Task directions -> Exactly as written, write out the lines below from the first to the one containing "import numpy as np", inclusive. Pictures do not belong in the copy.

— Begin Provided data —

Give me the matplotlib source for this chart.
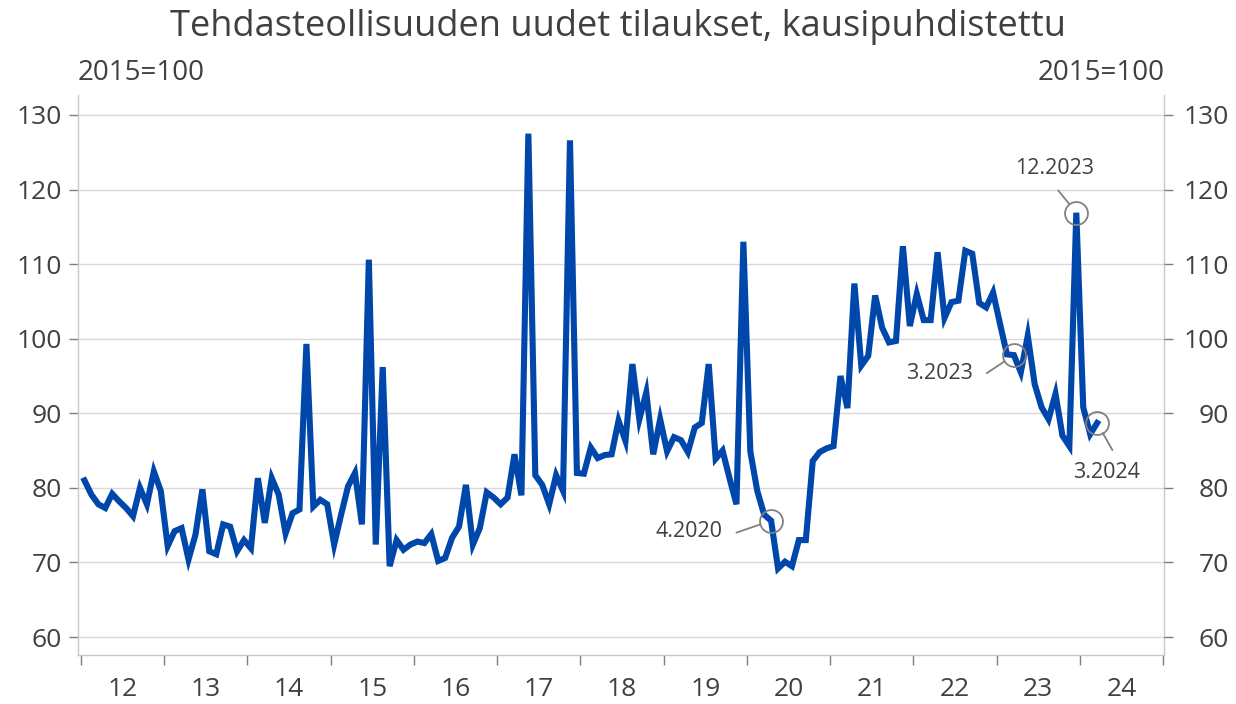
import matplotlib.pyplot as plt
import numpy as np

# Monthly new orders in manufacturing, seasonally adjusted (2015=100), 1.2012 - 3.2024
orders_2012 = [81.0, 79.1, 77.8, 77.3, 79.2, 78.2, 77.3, 76.2, 80.0, 77.8, 82.2, 79.6]
orders_2013 = [72.2, 74.2, 74.6, 70.4, 73.7, 79.8, 71.5, 71.1, 75.1, 74.8, 71.5, 73.0]
orders_2014 = [71.9, 81.3, 75.3, 81.3, 79.1, 73.9, 76.6, 77.1, 99.3, 77.5, 78.4, 77.8]
orders_2015 = [72.4, 76.4, 80.2, 82.0, 75.1, 110.6, 72.4, 96.2, 69.5, 73.0, 71.7, 72.4]
orders_2016 = [72.8, 72.6, 73.8, 70.2, 70.6, 73.3, 74.8, 80.4, 72.4, 74.6, 79.4, 78.7]
orders_2017 = [77.8, 78.7, 84.5, 79.0, 127.5, 81.7, 80.4, 77.8, 81.7, 79.6, 126.6, 82.0]
orders_2018 = [81.9, 85.4, 84.0, 84.4, 84.5, 89.0, 86.3, 96.6, 89.2, 92.8, 84.5, 89.2]
orders_2019 = [84.9, 86.8, 86.4, 84.8, 88.1, 88.7, 96.6, 83.9, 85.0, 81.3, 77.8, 113.0]
orders_2020 = [84.9, 79.6, 76.4, 75.6, 69.2, 70.1, 69.5, 73.0, 73.0, 83.6, 84.8, 85.3]
orders_2021 = [85.6, 95.0, 90.7, 107.4, 96.4, 97.7, 105.8, 101.5, 99.5, 99.7, 112.4, 101.7]
orders_2022 = [106.0, 102.5, 102.5, 111.6, 102.8, 104.9, 105.1, 111.8, 111.4, 104.8, 104.2, 106.2]
orders_2023 = [102.0, 97.9, 97.8, 95.5, 100.4, 93.9, 90.8, 89.2, 92.6, 87.0, 85.6, 116.9]
orders_2024 = [90.8, 87.2, 88.7]

orders = (orders_2012 + orders_2013 + orders_2014 + orders_2015 + orders_2016 +
          orders_2017 + orders_2018 + orders_2019 + orders_2020 + orders_2021 +
          orders_2022 + orders_2023 + orders_2024)
start_year = 2012

years = list(range(2012, 2026))
year_labels = ['12', '13', '14', '15', '16', '17', '18', '19', '20', '21', '22', '23', '24']
y_ticks = [60, 70, 80, 90, 100, 110, 120, 130]

# Highlighted months: (month index from 1.2012, label)
highlights = [(99, '4.2020'), (134, '3.2023'), (143, '12.2023'), (146, '3.2024')]

# month centers as decimal years
x = start_year + (np.arange(len(orders)) + 0.5) / 12

text_color = '#404040'
grid_color = '#d9d9d9'
line_color = '#0047ab'
plt.rcParams['font.family'] = ['Open Sans', 'DejaVu Sans']

fig = plt.figure(figsize=(12.36, 7.04), dpi=100)
ax = fig.add_axes([78 / 1236, 1 - 655 / 704, (1164 - 78) / 1236, (655 - 95) / 704])

ax.plot(x, orders, color=line_color, linewidth=4.4, solid_joinstyle='miter', zorder=3)

ax.set_xlim(2011.964, 2025.012)
ax.set_ylim(57.59, 132.68)

# grid and frame
ax.set_yticks(y_ticks)
ax.grid(axis='y', color=grid_color, linewidth=1.0)
ax.set_axisbelow(True)
for side in ['left', 'right', 'bottom']:
    ax.spines[side].set_color('#c8c8c8')
    ax.spines[side].set_linewidth(1.0)
ax.spines['top'].set_visible(False)

ax.tick_params(axis='y', length=6.5, width=1.0, color='#7f7f7f', pad=5,
               labelsize=19, labelcolor=text_color)

# right hand axis, labels right aligned
ax2 = ax.twinx()
ax2.set_ylim(ax.get_ylim())
ax2.set_yticks(y_ticks)
ax2.tick_params(axis='y', length=6.5, width=1.0, color='#7f7f7f', pad=40,
                labelsize=19, labelcolor=text_color)
plt.setp(ax2.get_yticklabels(), ha='right')
for side in ['left', 'right', 'bottom', 'top']:
    ax2.spines[side].set_visible(False)

# year boundaries as ticks, year labels in the middle of each year
ax.set_xticks(years)
ax.set_xticklabels([])
ax.set_xticks([y + 0.5 for y in years[:-1]], minor=True)
ax.set_xticklabels(year_labels, minor=True)
ax.tick_params(axis='x', which='major', length=7, width=1.0, color='#7f7f7f')
ax.tick_params(axis='x', which='minor', length=0, pad=16, labelsize=19, labelcolor=text_color)

# circled months with leader lines
# label -> line start offset, text offset, alignment (in points)
offsets = {
    '4.2020': ((-25, -8.6), (-35, -8), 'right'),
    '3.2023': ((-19.5, -13), (-29.5, -13), 'right'),
    '12.2023': ((-13, 16), (-16, 32), 'center'),
    '3.2024': ((11, -19.5), (7, -36), 'center'),
}
for month, label in highlights:
    hx, hy = x[month], orders[month]
    ax.plot(hx, hy, 'o', ms=16.5, mfc='none', mec='#808080', mew=1.3, zorder=4)
    line_off, text_off, align = offsets[label]
    ax.annotate('', xy=(hx, hy), xytext=line_off, textcoords='offset points',
                arrowprops=dict(arrowstyle='-', color='#808080', lw=1.3, shrinkA=0, shrinkB=8.3))
    ax.annotate(label, xy=(hx, hy), xytext=text_off, textcoords='offset points',
                ha=align, va='center', fontsize=15.5, color=text_color)

fig.text(0.5, 1 - 27 / 704, 'Tehdasteollisuuden uudet tilaukset, kausipuhdistettu',
         ha='center', va='center', fontsize=26, color=text_color)
fig.text(78 / 1236, 1 - 73 / 704, '2015=100', ha='left', va='center', fontsize=20, color=text_color)
fig.text(1165 / 1236, 1 - 73 / 704, '2015=100', ha='right', va='center', fontsize=20, color=text_color)

plt.savefig('out.png', dpi=100)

— End Provided data —

Result ->
Give me the matplotlib source for this chart.
import matplotlib.pyplot as plt
import numpy as np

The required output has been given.